** start of Extracted records **

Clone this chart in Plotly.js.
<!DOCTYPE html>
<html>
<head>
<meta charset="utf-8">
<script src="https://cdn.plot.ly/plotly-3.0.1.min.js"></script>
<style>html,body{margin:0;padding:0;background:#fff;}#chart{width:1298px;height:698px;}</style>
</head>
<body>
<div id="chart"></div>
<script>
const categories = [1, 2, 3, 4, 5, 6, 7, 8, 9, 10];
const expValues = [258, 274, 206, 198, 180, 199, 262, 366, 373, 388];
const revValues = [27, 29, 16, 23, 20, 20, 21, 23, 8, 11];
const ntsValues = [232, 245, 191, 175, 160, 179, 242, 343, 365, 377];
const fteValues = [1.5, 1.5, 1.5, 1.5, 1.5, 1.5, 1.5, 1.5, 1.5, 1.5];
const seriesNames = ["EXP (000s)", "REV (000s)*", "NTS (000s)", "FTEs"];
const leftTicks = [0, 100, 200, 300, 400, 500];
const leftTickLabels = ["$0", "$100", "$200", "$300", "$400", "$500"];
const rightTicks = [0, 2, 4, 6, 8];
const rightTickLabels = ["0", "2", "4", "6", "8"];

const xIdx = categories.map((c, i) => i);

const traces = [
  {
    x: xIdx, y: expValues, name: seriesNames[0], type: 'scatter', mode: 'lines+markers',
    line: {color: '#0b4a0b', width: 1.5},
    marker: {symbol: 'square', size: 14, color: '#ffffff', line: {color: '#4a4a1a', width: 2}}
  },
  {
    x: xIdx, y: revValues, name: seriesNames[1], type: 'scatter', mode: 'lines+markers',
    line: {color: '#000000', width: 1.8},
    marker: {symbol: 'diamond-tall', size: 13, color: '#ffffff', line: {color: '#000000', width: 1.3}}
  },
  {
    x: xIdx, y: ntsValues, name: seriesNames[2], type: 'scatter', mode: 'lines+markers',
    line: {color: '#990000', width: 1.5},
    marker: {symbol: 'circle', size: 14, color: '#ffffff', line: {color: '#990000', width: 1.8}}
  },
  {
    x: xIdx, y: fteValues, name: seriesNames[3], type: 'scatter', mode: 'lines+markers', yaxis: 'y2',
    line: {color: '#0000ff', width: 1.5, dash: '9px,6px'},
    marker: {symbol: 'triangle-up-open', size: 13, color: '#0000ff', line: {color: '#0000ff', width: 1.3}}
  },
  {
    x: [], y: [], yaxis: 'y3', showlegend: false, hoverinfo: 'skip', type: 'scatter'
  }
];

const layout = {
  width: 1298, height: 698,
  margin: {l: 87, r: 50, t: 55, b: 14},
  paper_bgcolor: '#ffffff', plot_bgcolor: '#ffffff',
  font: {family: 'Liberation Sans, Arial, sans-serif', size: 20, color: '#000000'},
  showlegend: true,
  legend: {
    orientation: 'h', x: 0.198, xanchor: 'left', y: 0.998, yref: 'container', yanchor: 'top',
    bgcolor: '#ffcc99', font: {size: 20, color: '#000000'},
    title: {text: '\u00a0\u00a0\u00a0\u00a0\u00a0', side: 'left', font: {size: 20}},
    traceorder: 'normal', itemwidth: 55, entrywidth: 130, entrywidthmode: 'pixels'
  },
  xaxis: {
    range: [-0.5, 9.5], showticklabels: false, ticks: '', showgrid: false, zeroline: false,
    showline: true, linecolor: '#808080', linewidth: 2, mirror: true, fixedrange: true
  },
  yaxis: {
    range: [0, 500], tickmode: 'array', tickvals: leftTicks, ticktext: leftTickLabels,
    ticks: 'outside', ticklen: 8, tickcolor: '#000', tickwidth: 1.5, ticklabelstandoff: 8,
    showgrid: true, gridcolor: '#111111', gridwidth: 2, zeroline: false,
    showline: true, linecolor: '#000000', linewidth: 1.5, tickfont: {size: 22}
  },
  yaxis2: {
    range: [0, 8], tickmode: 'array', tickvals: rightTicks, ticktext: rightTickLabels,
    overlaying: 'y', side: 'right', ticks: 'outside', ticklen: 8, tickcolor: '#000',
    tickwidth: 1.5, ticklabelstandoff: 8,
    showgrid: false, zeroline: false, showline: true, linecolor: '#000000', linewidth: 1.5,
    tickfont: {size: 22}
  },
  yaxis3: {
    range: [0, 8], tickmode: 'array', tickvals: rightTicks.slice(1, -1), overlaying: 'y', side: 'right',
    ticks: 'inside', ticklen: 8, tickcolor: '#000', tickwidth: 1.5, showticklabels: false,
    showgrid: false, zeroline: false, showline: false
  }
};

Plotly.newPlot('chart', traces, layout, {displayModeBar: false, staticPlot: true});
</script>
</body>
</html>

** end of Extracted records **
** start of Extracted records **

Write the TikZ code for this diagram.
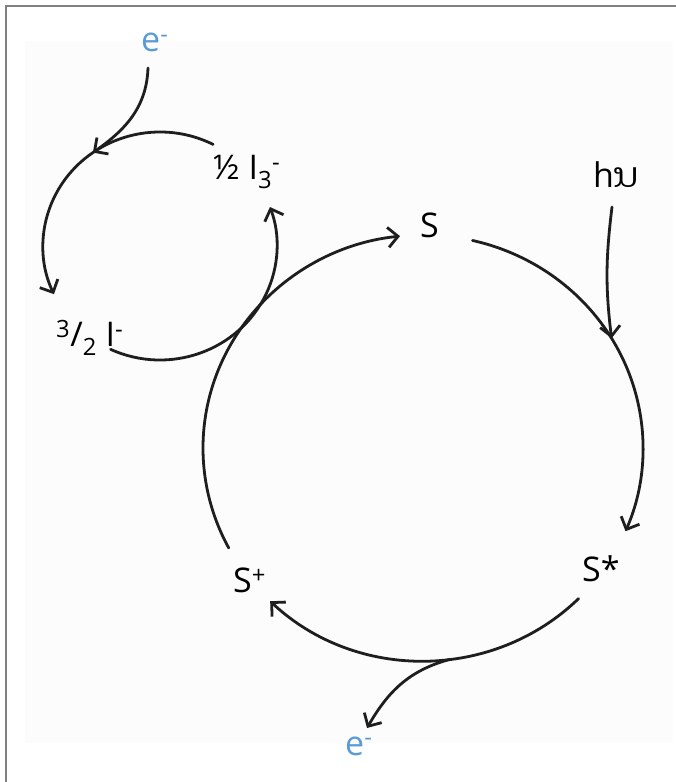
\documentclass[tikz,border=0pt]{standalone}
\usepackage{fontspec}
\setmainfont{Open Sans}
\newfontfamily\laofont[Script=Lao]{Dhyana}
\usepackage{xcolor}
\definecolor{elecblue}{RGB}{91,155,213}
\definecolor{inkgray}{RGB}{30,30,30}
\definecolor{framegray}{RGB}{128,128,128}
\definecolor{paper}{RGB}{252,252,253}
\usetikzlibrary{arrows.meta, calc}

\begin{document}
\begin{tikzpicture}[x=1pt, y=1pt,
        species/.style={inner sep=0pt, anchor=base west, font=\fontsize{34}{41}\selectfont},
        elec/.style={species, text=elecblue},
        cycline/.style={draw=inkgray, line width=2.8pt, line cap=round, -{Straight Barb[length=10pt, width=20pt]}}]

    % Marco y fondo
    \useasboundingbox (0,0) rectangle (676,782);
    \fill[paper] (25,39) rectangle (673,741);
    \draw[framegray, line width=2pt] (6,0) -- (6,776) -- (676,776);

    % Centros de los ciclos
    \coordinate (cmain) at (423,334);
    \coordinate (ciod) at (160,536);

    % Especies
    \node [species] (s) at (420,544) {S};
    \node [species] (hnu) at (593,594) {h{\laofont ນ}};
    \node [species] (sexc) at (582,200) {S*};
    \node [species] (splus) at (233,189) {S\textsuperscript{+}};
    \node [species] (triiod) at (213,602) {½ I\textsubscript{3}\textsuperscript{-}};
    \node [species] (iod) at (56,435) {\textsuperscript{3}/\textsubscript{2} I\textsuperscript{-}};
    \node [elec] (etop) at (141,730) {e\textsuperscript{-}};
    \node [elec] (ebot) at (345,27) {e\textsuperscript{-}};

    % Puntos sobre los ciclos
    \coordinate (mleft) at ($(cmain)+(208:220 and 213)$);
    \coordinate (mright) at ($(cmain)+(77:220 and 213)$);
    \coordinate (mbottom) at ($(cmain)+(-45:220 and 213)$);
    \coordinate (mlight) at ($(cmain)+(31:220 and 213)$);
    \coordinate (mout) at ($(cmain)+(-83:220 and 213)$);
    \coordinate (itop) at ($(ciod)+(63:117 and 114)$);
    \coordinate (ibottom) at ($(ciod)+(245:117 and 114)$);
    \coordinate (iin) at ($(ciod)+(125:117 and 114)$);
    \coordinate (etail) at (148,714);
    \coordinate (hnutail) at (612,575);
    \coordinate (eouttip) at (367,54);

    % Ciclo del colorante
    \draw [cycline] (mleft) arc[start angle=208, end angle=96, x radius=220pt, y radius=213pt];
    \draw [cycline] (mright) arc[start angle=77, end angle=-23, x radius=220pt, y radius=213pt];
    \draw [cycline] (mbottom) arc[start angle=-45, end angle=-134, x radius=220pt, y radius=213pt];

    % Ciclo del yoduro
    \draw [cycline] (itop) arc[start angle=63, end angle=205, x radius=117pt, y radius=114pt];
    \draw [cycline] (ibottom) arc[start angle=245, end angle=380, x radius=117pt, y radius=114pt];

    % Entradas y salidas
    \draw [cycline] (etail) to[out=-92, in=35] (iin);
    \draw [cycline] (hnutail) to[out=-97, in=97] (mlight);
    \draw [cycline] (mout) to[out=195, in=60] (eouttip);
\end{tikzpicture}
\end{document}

** end of Extracted records **
** start of Extracted records **

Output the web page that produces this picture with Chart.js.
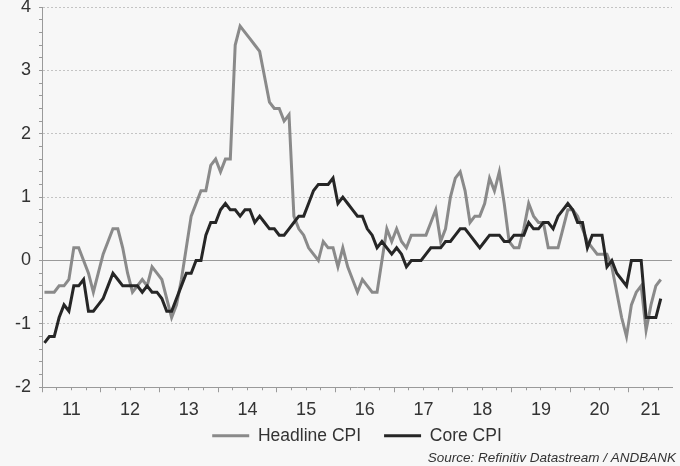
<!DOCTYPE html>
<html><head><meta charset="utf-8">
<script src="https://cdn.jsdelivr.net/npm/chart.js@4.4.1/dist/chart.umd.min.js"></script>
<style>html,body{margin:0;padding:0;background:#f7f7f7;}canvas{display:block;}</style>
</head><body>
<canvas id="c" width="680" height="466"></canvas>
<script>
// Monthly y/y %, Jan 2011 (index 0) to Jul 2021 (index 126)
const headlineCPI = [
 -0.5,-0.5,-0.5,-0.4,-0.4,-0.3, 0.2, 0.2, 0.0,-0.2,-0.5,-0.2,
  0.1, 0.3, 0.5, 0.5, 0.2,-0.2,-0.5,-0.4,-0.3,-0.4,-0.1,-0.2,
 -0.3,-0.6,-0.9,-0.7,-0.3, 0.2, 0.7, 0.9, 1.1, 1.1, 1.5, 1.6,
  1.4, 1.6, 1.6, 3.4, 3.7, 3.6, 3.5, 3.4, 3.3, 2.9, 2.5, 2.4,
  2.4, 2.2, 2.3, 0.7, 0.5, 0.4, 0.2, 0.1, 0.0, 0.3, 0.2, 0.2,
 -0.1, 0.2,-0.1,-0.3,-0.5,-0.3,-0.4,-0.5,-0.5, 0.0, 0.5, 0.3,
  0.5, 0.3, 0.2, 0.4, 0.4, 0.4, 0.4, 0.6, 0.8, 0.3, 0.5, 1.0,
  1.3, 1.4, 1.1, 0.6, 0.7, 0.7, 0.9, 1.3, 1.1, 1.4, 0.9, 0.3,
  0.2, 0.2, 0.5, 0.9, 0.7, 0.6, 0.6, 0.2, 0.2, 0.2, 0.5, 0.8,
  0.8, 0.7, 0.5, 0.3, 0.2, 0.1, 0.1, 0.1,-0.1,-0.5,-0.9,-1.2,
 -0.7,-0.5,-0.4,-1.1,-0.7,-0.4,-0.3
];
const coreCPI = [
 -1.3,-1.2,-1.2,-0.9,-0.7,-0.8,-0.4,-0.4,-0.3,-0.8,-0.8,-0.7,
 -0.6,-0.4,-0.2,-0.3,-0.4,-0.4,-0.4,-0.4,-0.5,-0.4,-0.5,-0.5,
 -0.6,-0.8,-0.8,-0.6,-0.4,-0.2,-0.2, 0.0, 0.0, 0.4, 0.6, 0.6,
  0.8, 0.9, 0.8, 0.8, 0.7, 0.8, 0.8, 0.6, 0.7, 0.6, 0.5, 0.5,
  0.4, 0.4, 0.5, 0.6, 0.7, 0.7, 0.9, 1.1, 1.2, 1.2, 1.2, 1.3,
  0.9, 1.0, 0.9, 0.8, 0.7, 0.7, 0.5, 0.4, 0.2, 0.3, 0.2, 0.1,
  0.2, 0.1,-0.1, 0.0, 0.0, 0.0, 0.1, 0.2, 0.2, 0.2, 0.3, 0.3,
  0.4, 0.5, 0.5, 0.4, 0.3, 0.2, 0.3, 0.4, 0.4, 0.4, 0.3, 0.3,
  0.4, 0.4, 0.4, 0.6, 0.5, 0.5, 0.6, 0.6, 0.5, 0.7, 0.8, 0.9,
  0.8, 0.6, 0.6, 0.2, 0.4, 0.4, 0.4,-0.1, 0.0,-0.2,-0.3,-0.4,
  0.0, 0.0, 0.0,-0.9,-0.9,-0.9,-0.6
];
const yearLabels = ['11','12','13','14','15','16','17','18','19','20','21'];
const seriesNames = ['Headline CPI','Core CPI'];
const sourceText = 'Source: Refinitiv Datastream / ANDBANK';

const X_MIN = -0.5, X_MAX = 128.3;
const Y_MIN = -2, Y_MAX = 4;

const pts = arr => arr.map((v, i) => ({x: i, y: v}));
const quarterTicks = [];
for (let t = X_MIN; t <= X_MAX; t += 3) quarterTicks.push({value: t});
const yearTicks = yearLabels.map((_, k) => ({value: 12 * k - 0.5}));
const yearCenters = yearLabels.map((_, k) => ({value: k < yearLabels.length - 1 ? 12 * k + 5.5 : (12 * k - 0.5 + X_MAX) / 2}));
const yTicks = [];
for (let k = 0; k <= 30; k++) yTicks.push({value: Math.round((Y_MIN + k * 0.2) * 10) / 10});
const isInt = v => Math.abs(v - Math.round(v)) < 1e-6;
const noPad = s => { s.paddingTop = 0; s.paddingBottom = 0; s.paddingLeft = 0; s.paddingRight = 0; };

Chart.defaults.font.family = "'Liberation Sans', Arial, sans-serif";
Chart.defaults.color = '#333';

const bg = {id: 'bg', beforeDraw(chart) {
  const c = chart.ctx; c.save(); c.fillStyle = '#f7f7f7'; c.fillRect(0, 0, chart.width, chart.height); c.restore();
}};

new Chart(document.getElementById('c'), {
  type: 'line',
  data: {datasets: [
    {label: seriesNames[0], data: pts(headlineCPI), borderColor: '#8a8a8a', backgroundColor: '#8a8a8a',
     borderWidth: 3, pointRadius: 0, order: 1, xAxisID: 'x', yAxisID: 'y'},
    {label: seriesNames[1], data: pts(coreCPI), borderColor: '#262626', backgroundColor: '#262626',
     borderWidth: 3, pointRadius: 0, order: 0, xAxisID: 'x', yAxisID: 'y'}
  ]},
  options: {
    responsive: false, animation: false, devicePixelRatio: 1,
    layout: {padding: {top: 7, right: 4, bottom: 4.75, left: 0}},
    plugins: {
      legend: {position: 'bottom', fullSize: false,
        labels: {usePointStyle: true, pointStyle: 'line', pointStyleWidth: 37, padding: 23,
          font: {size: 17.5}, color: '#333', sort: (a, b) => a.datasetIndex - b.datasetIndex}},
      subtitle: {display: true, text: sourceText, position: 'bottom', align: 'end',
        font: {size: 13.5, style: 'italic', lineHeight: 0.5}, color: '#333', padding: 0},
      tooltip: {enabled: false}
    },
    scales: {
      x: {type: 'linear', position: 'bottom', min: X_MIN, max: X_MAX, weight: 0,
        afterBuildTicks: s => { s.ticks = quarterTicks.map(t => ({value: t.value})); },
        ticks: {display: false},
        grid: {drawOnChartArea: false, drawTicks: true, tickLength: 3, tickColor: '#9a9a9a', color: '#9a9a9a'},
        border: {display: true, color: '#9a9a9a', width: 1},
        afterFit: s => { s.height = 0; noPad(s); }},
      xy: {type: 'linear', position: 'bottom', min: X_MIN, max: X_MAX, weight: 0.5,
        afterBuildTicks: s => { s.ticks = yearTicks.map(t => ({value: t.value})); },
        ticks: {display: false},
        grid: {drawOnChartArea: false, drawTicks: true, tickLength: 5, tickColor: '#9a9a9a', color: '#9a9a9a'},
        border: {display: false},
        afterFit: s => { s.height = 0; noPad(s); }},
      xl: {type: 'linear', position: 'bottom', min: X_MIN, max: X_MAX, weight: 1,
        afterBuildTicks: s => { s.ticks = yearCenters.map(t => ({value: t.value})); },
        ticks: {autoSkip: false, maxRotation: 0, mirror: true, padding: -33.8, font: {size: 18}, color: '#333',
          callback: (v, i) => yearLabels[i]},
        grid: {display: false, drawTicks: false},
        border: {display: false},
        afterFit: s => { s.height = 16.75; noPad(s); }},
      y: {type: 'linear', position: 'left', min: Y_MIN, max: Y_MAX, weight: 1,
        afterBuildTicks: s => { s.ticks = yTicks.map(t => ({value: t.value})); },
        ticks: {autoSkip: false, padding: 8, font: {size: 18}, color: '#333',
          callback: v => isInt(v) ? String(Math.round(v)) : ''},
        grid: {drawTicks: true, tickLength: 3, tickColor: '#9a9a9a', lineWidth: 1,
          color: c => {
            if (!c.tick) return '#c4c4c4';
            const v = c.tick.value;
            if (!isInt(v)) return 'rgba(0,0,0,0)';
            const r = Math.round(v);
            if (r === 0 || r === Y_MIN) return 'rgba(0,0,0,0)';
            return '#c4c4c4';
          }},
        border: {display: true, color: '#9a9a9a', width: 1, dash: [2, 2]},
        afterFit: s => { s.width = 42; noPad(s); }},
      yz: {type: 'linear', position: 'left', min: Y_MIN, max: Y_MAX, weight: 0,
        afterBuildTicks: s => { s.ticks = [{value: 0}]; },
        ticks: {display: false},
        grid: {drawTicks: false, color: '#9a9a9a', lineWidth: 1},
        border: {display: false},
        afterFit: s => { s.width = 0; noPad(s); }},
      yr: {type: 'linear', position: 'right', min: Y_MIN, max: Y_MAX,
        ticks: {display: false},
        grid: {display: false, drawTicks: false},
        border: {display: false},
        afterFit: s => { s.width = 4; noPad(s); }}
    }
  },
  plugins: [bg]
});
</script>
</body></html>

** end of Extracted records **

## Stated exercise
From the records above, copy only the lines running from the line containing "Write the TikZ code for this diagram." to the line containing "(ciod) at (160,536);", both ends included. Leave the pictures out.

## Output
Write the TikZ code for this diagram.
\documentclass[tikz,border=0pt]{standalone}
\usepackage{fontspec}
\setmainfont{Open Sans}
\newfontfamily\laofont[Script=Lao]{Dhyana}
\usepackage{xcolor}
\definecolor{elecblue}{RGB}{91,155,213}
\definecolor{inkgray}{RGB}{30,30,30}
\definecolor{framegray}{RGB}{128,128,128}
\definecolor{paper}{RGB}{252,252,253}
\usetikzlibrary{arrows.meta, calc}

\begin{document}
\begin{tikzpicture}[x=1pt, y=1pt,
        species/.style={inner sep=0pt, anchor=base west, font=\fontsize{34}{41}\selectfont},
        elec/.style={species, text=elecblue},
        cycline/.style={draw=inkgray, line width=2.8pt, line cap=round, -{Straight Barb[length=10pt, width=20pt]}}]

    % Marco y fondo
    \useasboundingbox (0,0) rectangle (676,782);
    \fill[paper] (25,39) rectangle (673,741);
    \draw[framegray, line width=2pt] (6,0) -- (6,776) -- (676,776);

    % Centros de los ciclos
    \coordinate (cmain) at (423,334);
    \coordinate (ciod) at (160,536);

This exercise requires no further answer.